- TASK GOAL
Each line containing the word "matplotlib" must be reported.
====
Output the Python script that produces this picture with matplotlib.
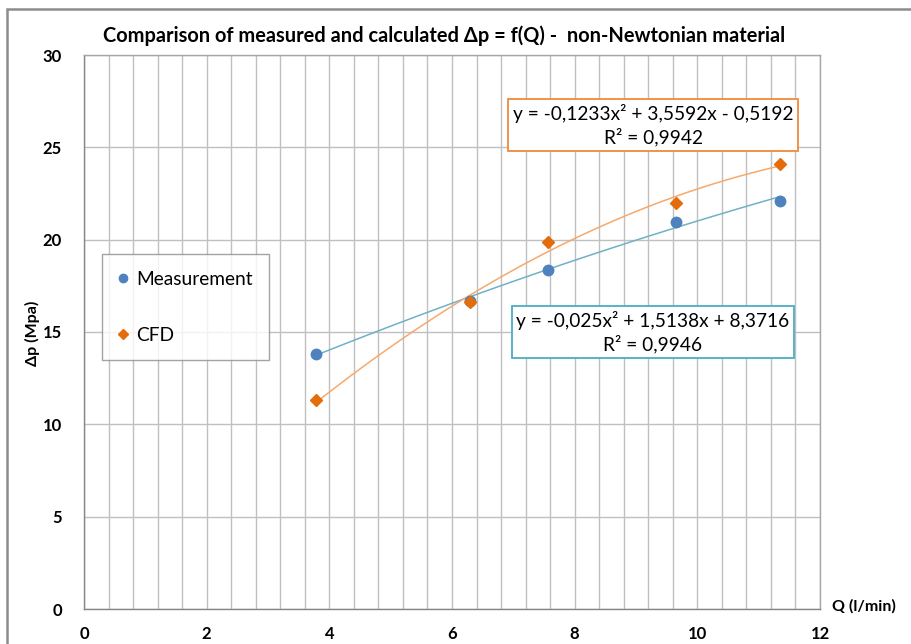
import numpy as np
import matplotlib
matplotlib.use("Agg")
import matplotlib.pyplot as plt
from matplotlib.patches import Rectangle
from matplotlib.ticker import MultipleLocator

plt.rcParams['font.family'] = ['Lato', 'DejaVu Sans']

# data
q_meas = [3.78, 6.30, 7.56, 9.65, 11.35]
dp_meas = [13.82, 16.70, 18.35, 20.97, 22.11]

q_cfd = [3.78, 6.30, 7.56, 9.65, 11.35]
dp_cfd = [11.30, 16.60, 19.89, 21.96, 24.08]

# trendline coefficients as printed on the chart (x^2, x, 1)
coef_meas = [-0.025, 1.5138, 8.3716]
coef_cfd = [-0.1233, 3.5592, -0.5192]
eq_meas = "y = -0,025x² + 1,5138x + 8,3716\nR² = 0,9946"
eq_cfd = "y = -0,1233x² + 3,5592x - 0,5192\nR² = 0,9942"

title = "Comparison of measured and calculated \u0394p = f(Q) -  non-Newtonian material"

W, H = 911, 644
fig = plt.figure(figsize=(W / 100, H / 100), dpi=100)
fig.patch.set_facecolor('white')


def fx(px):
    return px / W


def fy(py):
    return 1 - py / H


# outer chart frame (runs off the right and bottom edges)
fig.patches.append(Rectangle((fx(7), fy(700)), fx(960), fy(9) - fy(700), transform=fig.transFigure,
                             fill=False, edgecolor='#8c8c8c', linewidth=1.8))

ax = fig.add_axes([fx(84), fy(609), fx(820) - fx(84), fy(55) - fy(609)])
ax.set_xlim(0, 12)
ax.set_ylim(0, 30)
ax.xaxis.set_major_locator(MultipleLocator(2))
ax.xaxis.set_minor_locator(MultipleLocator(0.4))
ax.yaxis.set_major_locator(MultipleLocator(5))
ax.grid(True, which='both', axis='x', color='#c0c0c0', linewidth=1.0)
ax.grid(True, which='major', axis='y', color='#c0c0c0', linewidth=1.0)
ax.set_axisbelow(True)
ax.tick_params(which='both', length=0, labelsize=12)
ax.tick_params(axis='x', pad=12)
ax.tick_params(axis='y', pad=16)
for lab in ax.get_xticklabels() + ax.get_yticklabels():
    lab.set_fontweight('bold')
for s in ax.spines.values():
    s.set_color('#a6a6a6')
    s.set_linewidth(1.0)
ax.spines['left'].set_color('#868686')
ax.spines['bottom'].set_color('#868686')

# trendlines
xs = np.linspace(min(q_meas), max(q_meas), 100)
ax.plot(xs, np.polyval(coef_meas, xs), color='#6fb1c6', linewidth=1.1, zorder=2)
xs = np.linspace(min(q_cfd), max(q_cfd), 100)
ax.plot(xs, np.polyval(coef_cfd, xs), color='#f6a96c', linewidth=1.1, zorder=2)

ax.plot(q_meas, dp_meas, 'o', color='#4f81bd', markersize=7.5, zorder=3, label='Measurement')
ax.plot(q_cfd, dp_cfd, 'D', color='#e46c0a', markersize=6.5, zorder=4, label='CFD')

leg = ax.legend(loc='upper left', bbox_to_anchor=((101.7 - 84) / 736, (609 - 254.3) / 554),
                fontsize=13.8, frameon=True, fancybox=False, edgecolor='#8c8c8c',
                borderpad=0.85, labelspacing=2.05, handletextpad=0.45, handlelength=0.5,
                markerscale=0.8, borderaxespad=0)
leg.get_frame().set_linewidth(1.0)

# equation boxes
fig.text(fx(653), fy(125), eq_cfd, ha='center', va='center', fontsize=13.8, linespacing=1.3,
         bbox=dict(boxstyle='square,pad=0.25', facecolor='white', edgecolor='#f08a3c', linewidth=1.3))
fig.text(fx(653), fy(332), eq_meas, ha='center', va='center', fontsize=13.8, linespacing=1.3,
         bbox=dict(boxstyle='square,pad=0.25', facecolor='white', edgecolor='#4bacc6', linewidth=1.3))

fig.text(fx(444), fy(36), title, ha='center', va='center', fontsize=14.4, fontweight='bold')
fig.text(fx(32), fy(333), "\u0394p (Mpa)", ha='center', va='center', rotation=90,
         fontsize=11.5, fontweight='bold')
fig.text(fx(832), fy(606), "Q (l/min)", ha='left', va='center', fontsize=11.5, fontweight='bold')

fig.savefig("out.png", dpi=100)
====
- FULL OUTPUT
Output the Python script that produces this picture with matplotlib.
import matplotlib
matplotlib.use("Agg")
import matplotlib.pyplot as plt
from matplotlib.patches import Rectangle
from matplotlib.ticker import MultipleLocator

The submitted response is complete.